Robert J. Gregg
Readers of 'Franc's' column during the last month or two must have been struck by the keenness of the controversy over a few good old Ulster words such as whammel, whuttrick and stiaghy.
Nobody has been more delighted to see such enthusiasm for the niceties of our local forms of speech than the recently-formed Dialect Section of the Belfast Naturalists' Field Club. In this Section we have been collecting Ulster dialect words for nearly two years and in another few we hope to be able to publish a book such as has never been attempted before — an Ulster Dialect Dictionary.
What would such a dictionary contain? We aim to give in it the fullest possible list of all the Ulsterisms we can gather: that is to say, all the special local dialect words which are still to be found in our towns and countryside, but which do not exist in normal or (as some people prefer to call it) 'standard' English.
Is it really worth while going to a lot of bother to compile such a dictionary at all? Some folk may be dubious. One teacher was very doubtful about the whole business when he saw our first list of questions asking for information about local words. He protested that he had already enough trouble getting his pupils to master 'proper' English and he had no wish to encourage the use or study of dialect in any way.
But surely it is interesting to find that in Ulster we use about 20 or 30 different words for 'earwig'? First there's eariwig (used very widely), then dozens of variations of the word gellick, lovely words like gullion-eel, geelybug, gullyglean, deeal, deelog and many others.

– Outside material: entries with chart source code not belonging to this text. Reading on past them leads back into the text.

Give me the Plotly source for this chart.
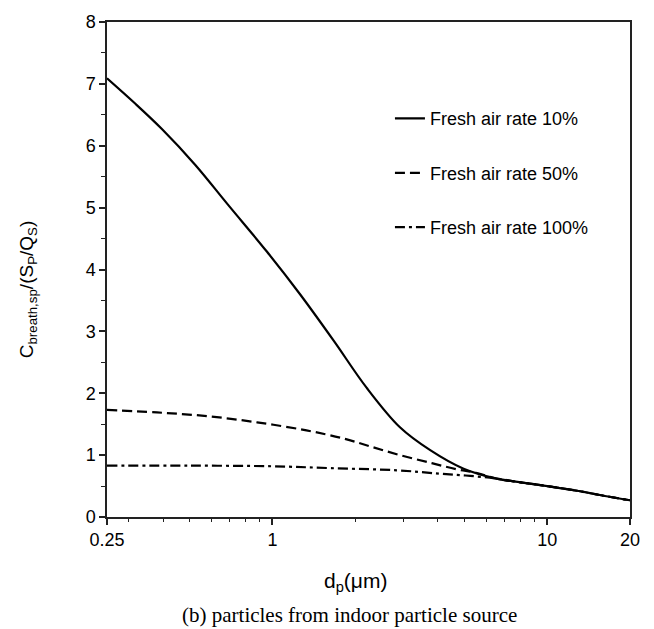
import math
import plotly.graph_objects as go

# Particle diameter (um) and normalised breathing-zone concentration
d_10 = [0.25, 0.315, 0.396, 0.524, 0.691, 0.954, 1.26, 1.67, 2.2, 2.91,
        3.75, 4.96, 6.54, 8.0, 10, 13, 16.2, 20]
c_10 = [7.09, 6.69, 6.27, 5.69, 5.04, 4.29, 3.60, 2.85, 2.09, 1.45,
        1.08, 0.78, 0.62, 0.56, 0.50, 0.42, 0.34, 0.27]

d_50 = [0.25, 0.38, 0.578, 0.879, 1.33, 1.81, 2.27, 2.91, 3.8, 4.69, 5.5,
        6.54, 8.0, 10, 13, 16.2, 20]
c_50 = [1.73, 1.69, 1.63, 1.53, 1.40, 1.27, 1.14, 1.00, 0.87, 0.77, 0.715,
        0.62, 0.56, 0.50, 0.42, 0.34, 0.27]

d_100 = [0.25, 0.5, 1.0, 1.62, 2.83, 4.07, 5.24, 6.54, 8.0, 10, 13, 16.2, 20]
c_100 = [0.83, 0.83, 0.82, 0.79, 0.755, 0.70, 0.665, 0.62, 0.56, 0.50,
         0.42, 0.34, 0.27]

series_names = ["Fresh air rate 10%", "Fresh air rate 50%", "Fresh air rate 100%"]
x_tick_vals = [0.25, 1, 10, 20]
x_tick_text = ["0.25", "1", "10", "20"]
x_minor_vals = [0.3, 0.4, 0.5, 0.6, 0.7, 0.8, 0.9, 2, 3, 4, 5, 6, 7, 8, 9, 20]

SANS = "Liberation Sans, Arial, sans-serif"
SERIF = "Liberation Serif, Times New Roman, serif"

fig = go.Figure()
styles = [("solid", d_10, c_10),
          ("10px,5px", d_50, c_50),
          ("10px,4px,3px,4px", d_100, c_100)]
for i, (dash, xs, ys) in enumerate(styles):
    fig.add_trace(go.Scatter(
        x=xs, y=ys, mode="lines", name=series_names[i],
        legendgroup=f"g{i}",
        line=dict(color="black", width=2.2, dash=dash, shape="spline", smoothing=1.0),
    ))

axis_common = dict(
    showline=True, linecolor="#222", linewidth=1.5, mirror=True,
    ticks="outside", tickcolor="#222", tickwidth=1.5, ticklen=6,
    showgrid=False, zeroline=False,
    tickfont=dict(family=SANS, size=18, color="black"),
)

fig.update_xaxes(
    type="log", range=[math.log10(0.25), math.log10(20)],
    tickmode="array", tickvals=x_tick_vals, ticktext=x_tick_text,
    minor=dict(tickmode="array", tickvals=x_minor_vals, ticks="outside",
               ticklen=3.5, tickcolor="#222", tickwidth=1.2),
    **axis_common,
)
fig.update_yaxes(
    range=[0, 8], dtick=1, tick0=0,
    minor=dict(dtick=0.5, ticks="outside", ticklen=4, tickcolor="#222", tickwidth=1.2),
    **axis_common,
)

fig.add_annotation(
    text="C<sub>breath,sp</sub>/(S<sub>P</sub>/Q<sub>S</sub>)",
    xref="paper", yref="paper", x=-0.151, y=0.46,
    xanchor="center", yanchor="middle", textangle=-90, showarrow=False,
    font=dict(family=SANS, size=19, color="black"),
)
fig.add_annotation(
    text="d<sub>p</sub>(\u03bcm)",
    xref="paper", yref="paper", x=0.475, y=-0.132,
    xanchor="center", yanchor="middle", showarrow=False,
    font=dict(family=SANS, size=21, color="black"),
)
fig.add_annotation(
    text="(b) particles from indoor particle source",
    xref="paper", yref="paper", x=0.463, y=-0.198,
    xanchor="center", yanchor="middle", showarrow=False,
    font=dict(family=SERIF, size=21, color="black"),
)

fig.update_layout(
    width=654, height=629,
    margin=dict(l=107, r=24, t=19, b=112),
    paper_bgcolor="white", plot_bgcolor="white",
    showlegend=True,
    legend=dict(
        x=0.541, y=0.842, xanchor="left", yanchor="top",
        bgcolor="rgba(0,0,0,0)", borderwidth=0,
        font=dict(family=SANS, size=18, color="black"),
        tracegroupgap=28,
    ),
)

fig.write_html("out.html")
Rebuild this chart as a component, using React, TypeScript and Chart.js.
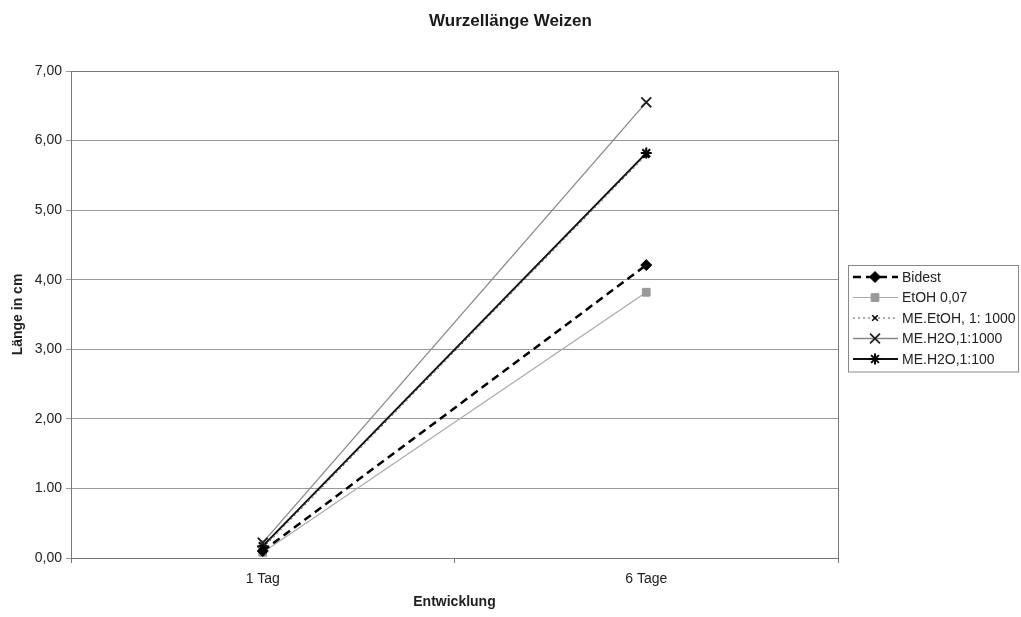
import React, { useEffect, useRef } from 'react';
import { Chart, registerables } from 'chart.js';
import { drawPoint } from 'chart.js/helpers';

Chart.register(...registerables);

const chartTitle = 'Wurzellänge Weizen';
const categories = ['1 Tag', '6 Tage'];
const yTickLabels = ['0,00', '1.00', '2,00', '3,00', '4,00', '5,00', '6,00', '7,00'];
const seriesNames = ['Bidest', 'EtOH 0,07', 'ME.EtOH, 1: 1000', 'ME.H2O,1:1000', 'ME.H2O,1:100'];
const bidest = [0.1, 4.21];
const etoh = [0.08, 3.82];
const meEtoh = [0.14, 5.79];
const meH2o1000 = [0.22, 6.55];
const meH2o100 = [0.17, 5.82];

const FONT = '"Liberation Sans", Arial, sans-serif';

const pageTitle = {
  id: 'pageTitle',
  afterDraw(chart: any) {
    const { ctx } = chart;
    ctx.save();
    ctx.fillStyle = '#1a1a1a';
    ctx.font = 'bold 17px ' + FONT;
    ctx.textAlign = 'center';
    ctx.textBaseline = 'middle';
    ctx.fillText(chartTitle, chart.width / 2, 21);
    ctx.restore();
  },
};

const plotFrame = {
  id: 'plotFrame',
  beforeDatasetsDraw(chart: any) {
    const { ctx, chartArea: a } = chart;
    ctx.save();
    ctx.strokeStyle = '#777';
    ctx.lineWidth = 1;
    ctx.strokeRect(Math.round(a.left) + 0.5, Math.round(a.top) + 0.5, Math.round(a.right - a.left), Math.round(a.bottom - a.top));
    ctx.restore();
  },
};

const boxLegend = {
  id: 'boxLegend',
  afterDraw(chart: any) {
    const { ctx } = chart;
    const ds = chart.data.datasets;
    const x0 = 848, y0 = 265, w = 170, rowH = 20.5, padT = 12;
    const h = ds.length * rowH + 4;
    ctx.save();
    ctx.fillStyle = '#fff';
    ctx.fillRect(x0, y0, w, h);
    ctx.strokeStyle = '#888';
    ctx.lineWidth = 1;
    ctx.strokeRect(x0 + 0.5, y0 + 0.5, w, h);
    ds.forEach((d: any, i: number) => {
      const y = y0 + padT + i * rowH;
      ctx.save();
      ctx.strokeStyle = d.borderColor;
      ctx.lineWidth = d.borderWidth;
      ctx.setLineDash(d.borderDash || []);
      ctx.beginPath();
      ctx.moveTo(x0 + 5, y);
      ctx.lineTo(x0 + 50, y);
      ctx.stroke();
      ctx.setLineDash([]);
      ctx.fillStyle = d.pointBackgroundColor;
      ctx.strokeStyle = d.pointBorderColor;
      ctx.lineWidth = d.pointBorderWidth;
      drawPoint(ctx, { pointStyle: d.pointStyle, rotation: 0, radius: d.pointRadius, borderWidth: d.pointBorderWidth }, x0 + 27, y);
      ctx.restore();
      ctx.fillStyle = '#222';
      ctx.font = '14px ' + FONT;
      ctx.textBaseline = 'middle';
      ctx.textAlign = 'left';
      ctx.fillText(d.label, x0 + 54, y + 1);
    });
    ctx.restore();
  },
};

export default function App() {
  const ref = useRef<HTMLCanvasElement | null>(null);
  useEffect(() => {
    if (!ref.current) return;
    const chart = new Chart(ref.current, {
      type: 'line',
      data: {
        labels: categories,
        datasets: [
          {
            label: seriesNames[0], data: bidest, borderColor: '#000', borderWidth: 2.5, borderDash: [8, 5],
            pointStyle: 'rectRot', pointRadius: 5.5, pointBackgroundColor: '#000', pointBorderColor: '#000', pointBorderWidth: 1,
          },
          {
            label: seriesNames[1], data: etoh, borderColor: '#aaa', borderWidth: 1.2,
            pointStyle: 'rect', pointRadius: 5.5, pointBackgroundColor: '#999', pointBorderColor: '#999', pointBorderWidth: 1,
          },
          {
            label: seriesNames[2], data: meEtoh, borderColor: '#555', borderWidth: 1, borderDash: [2, 3],
            pointStyle: 'crossRot', pointRadius: 4, pointBackgroundColor: '#000', pointBorderColor: '#000', pointBorderWidth: 1.5,
          },
          {
            label: seriesNames[3], data: meH2o1000, borderColor: '#888', borderWidth: 1.3,
            pointStyle: 'crossRot', pointRadius: 7, pointBackgroundColor: '#222', pointBorderColor: '#222', pointBorderWidth: 1.8,
          },
          {
            label: seriesNames[4], data: meH2o100, borderColor: '#111', borderWidth: 2,
            pointStyle: 'star', pointRadius: 5.5, pointBackgroundColor: '#000', pointBorderColor: '#000', pointBorderWidth: 2,
          },
        ],
      },
      options: {
        animation: false,
        responsive: true,
        maintainAspectRatio: false,
        layout: { padding: { top: 71, left: 0, right: 183, bottom: 0 } },
        plugins: {
          legend: { display: false },
          tooltip: { enabled: false },
          title: { display: false },
        },
        scales: {
          x: {
            type: 'category',
            offset: true,
            afterFit: (s: any) => { s.height = 59; },
            grid: { offset: true, drawOnChartArea: false, drawTicks: true, tickLength: 5, color: '#777' },
            border: { color: '#777', width: 1 },
            ticks: { color: '#222', font: { family: FONT, size: 14 }, padding: 8 },
            title: {
              display: true, text: 'Entwicklung', color: '#222',
              font: { family: FONT, size: 14, weight: 'bold' }, padding: { top: 0, bottom: 6 },
            },
          },
          y: {
            min: 0,
            max: 7,
            afterFit: (s: any) => { s.width = 71; },
            grid: { color: '#999', lineWidth: 1, tickLength: 5 },
            border: { color: '#777', width: 1 },
            ticks: {
              stepSize: 1,
              color: '#222',
              font: { family: FONT, size: 14 },
              padding: 4,
              callback: (v: any) => yTickLabels[Math.round(Number(v))] ?? '',
            },
            title: {
              display: true, text: 'Länge in cm', color: '#222',
              font: { family: FONT, size: 14, weight: 'bold' }, padding: { top: 10, bottom: 0 },
            },
          },
        },
      },
      plugins: [plotFrame, boxLegend, pageTitle],
    });
    return () => chart.destroy();
  }, []);
  return (
    <div style={{ position: 'fixed', left: 0, top: 0, width: 1021, height: 617, background: '#fff' }}>
      <canvas ref={ref} />
    </div>
  );
}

The kitchen sink is, of course, generally known as the jaw-box or occasionally jaw-tub, but jaw here has nothing to do with any friendly gossip that may take place over the washing-up. It comes from an old Scandinavian word meaning 'to pour out a liquid'. In some parts of Ulster they still talk about a wee jaw of water or buttermilk. Most Ulster folk pronounce trough to rhyme with ough (with a good throaty gh) and not to rhyme with cough, as it does in 'proper' English. There is a clear division between the people who say 'I'm going "up" to Belfast' and those who say 'I'm going "down" to Belfast', and the same for going 'up' to Dublin and going 'down' to Dublin. It seems to depend on where you start from!
It seems to me then that the attitude of this teacher who had no interest in our inquiries is a mistaken one. We have really no reason to be ashamed of genuine Ulster dialect speech, which any fair observer would admit to be rich, varied, and, above all, expressive. Try to translate into ordinary English phrases like He got a quare gunk or She's a desperate cowlrife crater or Ye're quare an' saft or It wud skunner a pig.
Queen Anne and Queen Elizabeth I probably pronounced tea as tay and Queen Anne would certainly have referred to her servants as sarvants and to the clergy as clargy. So our dialects have an honourable ancestry, going back to Elizabethan English and the Lowland Scots of the Stuart period.
Compiling a dialect dictionary on the lines described is a heavy task and naturally enough the success of the whole project will depend on the amount of co-operation which is forthcoming from the people who really know or who have accurately observed the many hundreds of dialect words peculiar to different parts of Ulster.
So, what about it, all you experts who have written to 'Franc', and all you others who so far have remained silent? Could we encourage you to take up a new hobby — word-collecting?
Get a few sheets of paper and a pencil and start writing down a list of all the real old Ulster words you can remember (with their meaning of course!). As soon as you have a good collection send them on to me so that I can hand them over to the editors. Then when the Dictionary appears you will be proud to know that you have made your contribution to its success.